Persistent organic pollutants (POPs) are recalcitrant contaminants that significantly disrupt soil microbial communities and threaten ecosystem sustainability. This review evaluates how POPs alter soil microbial diversity, community composition, and functional potential, and explores their consequences for biogeochemical cycling and ecosystem health. We first synthesized evidence of taxonomic and functional shifts in microbial communities under POPs stress, highlighting patterns of diversity loss, suppression of nutrient-cycling groups, and selective enrichment of tolerant taxa. Mechanistic insights into microbial disruption reveal pollutant-induced membrane alterations, oxidative stress, metabolic inhibition, and genotoxicity, which are countered by adaptive strategies such as enzymatic induction, genetic exchange, and community succession. We then examined the effects of POPs on the carbon, nitrogen, and phosphorus cycles, documenting impaired decomposition, altered greenhouse gas fluxes, reduced nitrification and biological nitrogen fixation, and variable responses of phosphorus-related enzymes and genes. This review further integrates findings on the co-contamination of microplastics and heavy metals, showing synergistic, antagonistic, or neutral effects on microbial activity and enzymatic functions. By linking microbial disruptions with nutrient cycling and ecosystem stability, this synthesis identifies a critical knowledge gap: while POPs-driven shifts in microbial abundance and diversity are well documented, their functional consequences for long-term soil fertility, ecosystem resilience, and contaminant turnover remain poorly understood.
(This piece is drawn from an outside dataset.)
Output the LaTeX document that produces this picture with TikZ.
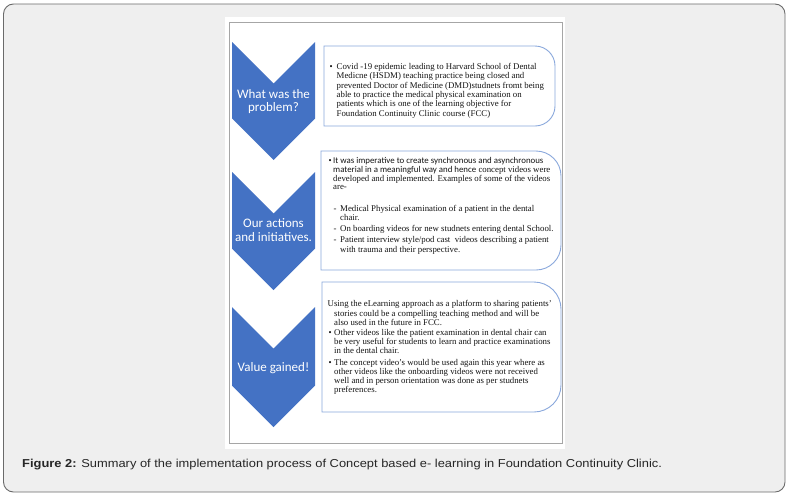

This review thus provides a framework to advance mechanistic understanding and to guide future research addressing the ecological consequences of POPs contamination. • Explores how POPs disrupt soil microbial diversity, community composition, and nutrient-cycling groups. • Explain mechanisms of disruption including membrane damage, oxidative stress, and genetic adaptations. • Demonstrate POPs impairments in carbon, nitrogen, and phosphorus cycles, altering greenhouse gas fluxes. • Assess synergistic or antagonistic microbial effects under POPs co-contamination with microplastics and heavy metals.